> PROBLEM: Write out, word for word, every line from the first one through the line that holds "const mortYearEdges = [-0.24,11.48,23.73,35.66];", and nothing else; skip the pictures.

> COLLECTED DATA:

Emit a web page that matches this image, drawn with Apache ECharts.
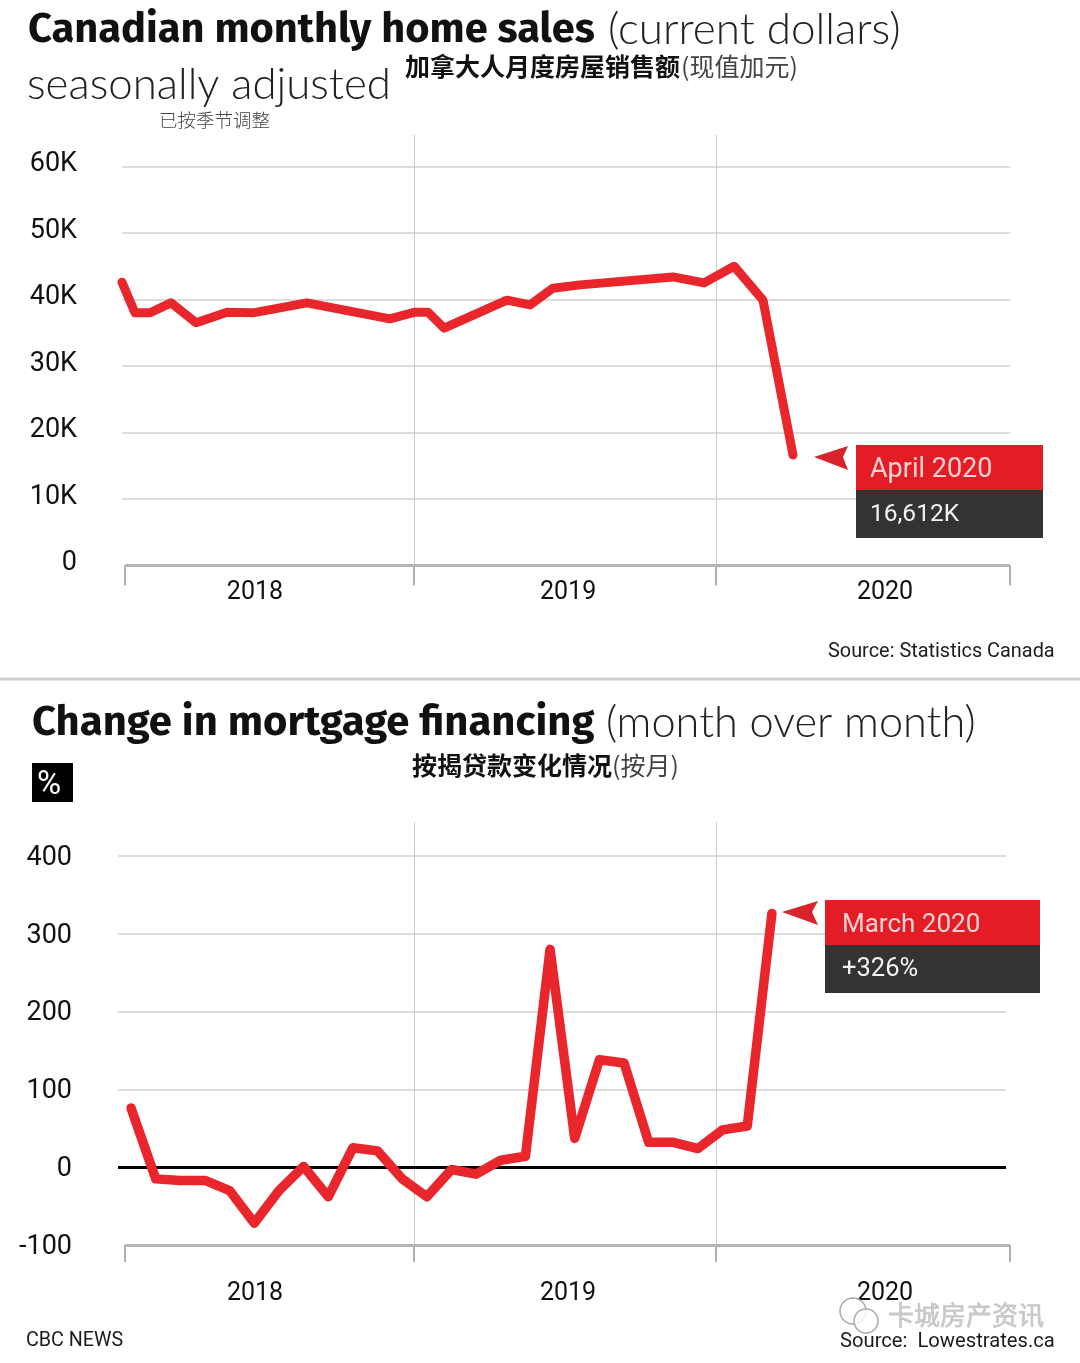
<!DOCTYPE html>
<html><head><meta charset="utf-8">
<style>html,body{margin:0;padding:0;background:#fff}#c{width:1080px;height:1363px}</style>
<script src="https://cdn.jsdelivr.net/npm/echarts@6/dist/echarts.min.js"></script>
</head><body><div id="c"></div>
<script>
// ---- data ----
const homeMonths = [0,0.52,1.13,1.97,2.98,4.23,5.27,7.44,10.78,11.79,12.31,12.96,15.49,16.42,17.34,18.43,22.17,23.42,24.63,25.79,27];
const homeSales  = [42.6,38.0,38.0,39.5,36.5,38.1,38.0,39.5,37.1,38.1,38.1,35.7,39.9,39.2,41.7,42.2,43.4,42.5,45.0,39.9,16.612];
const mortgageChange = [76,-15,-17,-17,-30,-72,-30,1,-38,25,21,-15,-38,-3,-9,9,14,280,37,138,134,32,32,24,48,53,326];
const homeTicks = [0,10,20,30,40,50,60];
const mortTicks = [-100,0,100,200,300,400];
const mortGridLines = [100,200,300,400];
const yearLabels = ['2018','2019','2020'];
const homeYearCentres = [5.35,17.95,30.7];
const mortYearCentres = [5.03,17.73,30.59];
const homeYearEdges = [0.12,11.75,23.9,35.73];
const mortYearEdges = [-0.24,11.48,23.73,35.66];

const RED='#e8262b', DARK='#333333', LAB='#111111';
const FONT='Roboto, sans-serif';
const zip=(a,b)=>a.map((v,i)=>[v,b[i]]);
const T=(x,y,text,o)=>({type:'text',x,y,z:20,silent:true,style:Object.assign({x:0,y:0,text,fontFamily:FONT,fontSize:26,fill:LAB,textVerticalAlign:'middle',verticalAlign:'middle'},o||{})});
const R=(x,y,w,h,fill)=>({type:'rect',z:15,silent:true,shape:{x,y,width:w,height:h},style:{fill}});
const Arrow=pts=>({type:'polygon',z:15,silent:true,shape:{points:pts},style:{fill:'#d9232b'}});
const CJK='"Noto Sans CJK SC", sans-serif', HEAD='"Fira Sans","Noto Sans",sans-serif';

const grayLine={color:'#b5b5b5',width:3,type:'solid'};
const vLine={color:'#cccccc',width:1,type:'solid'};
const gridStyle={color:'#dcdcdc',width:2,type:'solid'};

function yAxis(idx,ticks,min,max,margin,fmt,vAlign,lh,split){
  return {type:'value',gridIndex:idx,min,max,
    axisLine:{show:false},
    axisTick:{show:false,customValues:ticks},
    axisLabel:{customValues:ticks,margin,fontFamily:FONT,fontSize:27,color:LAB,formatter:fmt,verticalAlign:vAlign,lineHeight:lh},
    splitLine:{show:split,showMinLine:false,lineStyle:gridStyle}};
}
function xAxis(idx,min,max,edges,centres,len,margin){
  return {type:'value',gridIndex:idx,min,max,position:'bottom',
    axisLine:{show:false,onZero:false},
    axisTick:{show:true,length:len,customValues:edges,lineStyle:{color:'#b0b0b0',width:2}},
    axisLabel:{customValues:centres,margin,fontFamily:FONT,fontSize:25,color:LAB,showMinLabel:true,showMaxLabel:true,
      formatter:v=>{const i=centres.findIndex(c=>Math.abs(c-v)<0.01);return i>=0?yearLabels[i]:'';}},
    splitLine:{show:false}};
}
const chart=echarts.init(document.getElementById('c'),null,{renderer:'canvas'});
chart.setOption({
  animation:false,backgroundColor:'#fff',
  grid:[{left:122,width:888,top:135,height:430.5},{left:118,width:892,top:822,height:423}],
  xAxis:[xAxis(0,0,35.73,homeYearEdges,homeYearCentres,20,15),
         xAxis(1,-0.53,35.66,mortYearEdges,mortYearCentres,17,36)],
  yAxis:[yAxis(0,homeTicks,0,64.74,45,v=>v===0?'0':v+'K','bottom',4,true),
         yAxis(1,mortTicks,-100,443.7,46,v=>String(v),'top',4,false)],
  series:[
   {type:'line',xAxisIndex:0,yAxisIndex:0,data:zip(homeMonths,homeSales),clip:false,z:5,showSymbol:false,symbol:'none',
    lineStyle:{color:RED,width:9,cap:'round',join:'round'},
    markLine:{silent:true,z:1,symbol:'none',label:{show:false},animation:false,data:[
      {xAxis:homeYearEdges[1],lineStyle:vLine},{xAxis:homeYearEdges[2],lineStyle:vLine},
      [{coord:[homeYearEdges[0],0],lineStyle:grayLine},{coord:[homeYearEdges[3],0]}]]}},
   {type:'line',xAxisIndex:1,yAxisIndex:1,data:mortgageChange.map((v,i)=>[i,v]),clip:false,z:5,showSymbol:false,symbol:'none',
    lineStyle:{color:RED,width:9.5,cap:'round',join:'round'},
    markLine:{silent:true,z:1,symbol:'none',label:{show:false},animation:false,data:[
      ...mortGridLines.map(v=>[{coord:[-0.53,v],lineStyle:gridStyle},{coord:[35.5,v]}]),
      {xAxis:mortYearEdges[1],lineStyle:vLine},{xAxis:mortYearEdges[2],lineStyle:vLine},
      [{coord:[-0.53,0],lineStyle:{color:'#000',width:3,type:'solid'}},{coord:[35.5,0]}],
      [{coord:[mortYearEdges[0],-100],lineStyle:grayLine},{coord:[mortYearEdges[3],-100]}]]}}
  ],
  graphic:[
   T(28,30,'Canadian monthly home sales',{fontFamily:HEAD,fontWeight:700,fontSize:41.6,fill:'#111'}),
   T(608,30,'(current dollars)',{fontFamily:'Lato, sans-serif',fontWeight:300,fontSize:44,fill:'#222'}),
   T(27,85,'seasonally adjusted',{fontFamily:'Lato, sans-serif',fontWeight:300,fontSize:43.8,fill:'#222'}),
   T(405,66,'加拿大人月度房屋销售额',{fontFamily:CJK,fontWeight:700,fontSize:25,fill:'#111'}),
   T(681,66,'(现值加元)',{fontFamily:CJK,fontWeight:400,fontSize:25,fill:'#444'}),
   T(159,120,'已按季节调整',{fontFamily:CJK,fontWeight:300,fontSize:18.5,fill:'#444'}),
   T(828,652,'Source: Statistics Canada',{fontSize:19.9,fill:'#1c1c1c'}),
   R(0,677.5,1080,3,'#cfcfcf'),
   T(32,723,'Change in mortgage financing',{fontFamily:HEAD,fontWeight:700,fontSize:41.8,fill:'#111'}),
   T(606,723,'(month over month)',{fontFamily:'Lato, sans-serif',fontWeight:300,fontSize:43.3,fill:'#222'}),
   T(412,765,'按揭贷款变化情况',{fontFamily:CJK,fontWeight:700,fontSize:25,fill:'#111'}),
   T(612,765,'(按月)',{fontFamily:CJK,fontWeight:400,fontSize:25,fill:'#444'}),
   R(32,763,41,39,'#000'),
   T(37,786,'%',{fontSize:33,fill:'#fff'}),
   R(856,445,187,45,'#e31c25'),R(856,490,187,48,DARK),
   T(870,470,'April 2020',{fontSize:27,fill:'#f8d4d4'}),
   T(870,515,'16,612K',{fontSize:24.5,fill:'#f2f2f2'}),
   Arrow([[814,457],[848,446],[843,457],[848,470]]),
   R(825,900,215,45,'#e31c25'),R(825,945,215,48,DARK),
   T(842,925,'March 2020',{fontSize:26,fill:'#f8d4d4'}),
   T(842,970,'+326%',{fontSize:25.5,fill:'#f2f2f2'}),
   Arrow([[782,912],[818,901],[812,912],[818,925]]),
   T(26,1341,'CBC NEWS',{fontSize:19.7,fill:'#1c1c1c'}),
   T(840,1342,'Source:  Lowestrates.ca',{fontSize:20.2,fill:'#1c1c1c'}),
   {type:'circle',z:16,silent:true,shape:{cx:853,cy:1311,r:13},style:{fill:'none',stroke:'#aaa',lineWidth:1.5}},
   {type:'circle',z:16,silent:true,shape:{cx:866,cy:1321,r:12},style:{fill:'rgba(255,255,255,0.8)',stroke:'#aaa',lineWidth:1.5}},
   T(888,1315,'卡城房产资讯',{fontFamily:CJK,fontSize:26,fill:'#c9c9c9',stroke:'#999',lineWidth:0.4})
  ]
});
</script></body></html>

> SOLUTION TO THIS PROBLEM:
Emit a web page that matches this image, drawn with Apache ECharts.
<!DOCTYPE html>
<html><head><meta charset="utf-8">
<style>html,body{margin:0;padding:0;background:#fff}#c{width:1080px;height:1363px}</style>
<script src="https://cdn.jsdelivr.net/npm/echarts@6/dist/echarts.min.js"></script>
</head><body><div id="c"></div>
<script>
// ---- data ----
const homeMonths = [0,0.52,1.13,1.97,2.98,4.23,5.27,7.44,10.78,11.79,12.31,12.96,15.49,16.42,17.34,18.43,22.17,23.42,24.63,25.79,27];
const homeSales  = [42.6,38.0,38.0,39.5,36.5,38.1,38.0,39.5,37.1,38.1,38.1,35.7,39.9,39.2,41.7,42.2,43.4,42.5,45.0,39.9,16.612];
const mortgageChange = [76,-15,-17,-17,-30,-72,-30,1,-38,25,21,-15,-38,-3,-9,9,14,280,37,138,134,32,32,24,48,53,326];
const homeTicks = [0,10,20,30,40,50,60];
const mortTicks = [-100,0,100,200,300,400];
const mortGridLines = [100,200,300,400];
const yearLabels = ['2018','2019','2020'];
const homeYearCentres = [5.35,17.95,30.7];
const mortYearCentres = [5.03,17.73,30.59];
const homeYearEdges = [0.12,11.75,23.9,35.73];
const mortYearEdges = [-0.24,11.48,23.73,35.66];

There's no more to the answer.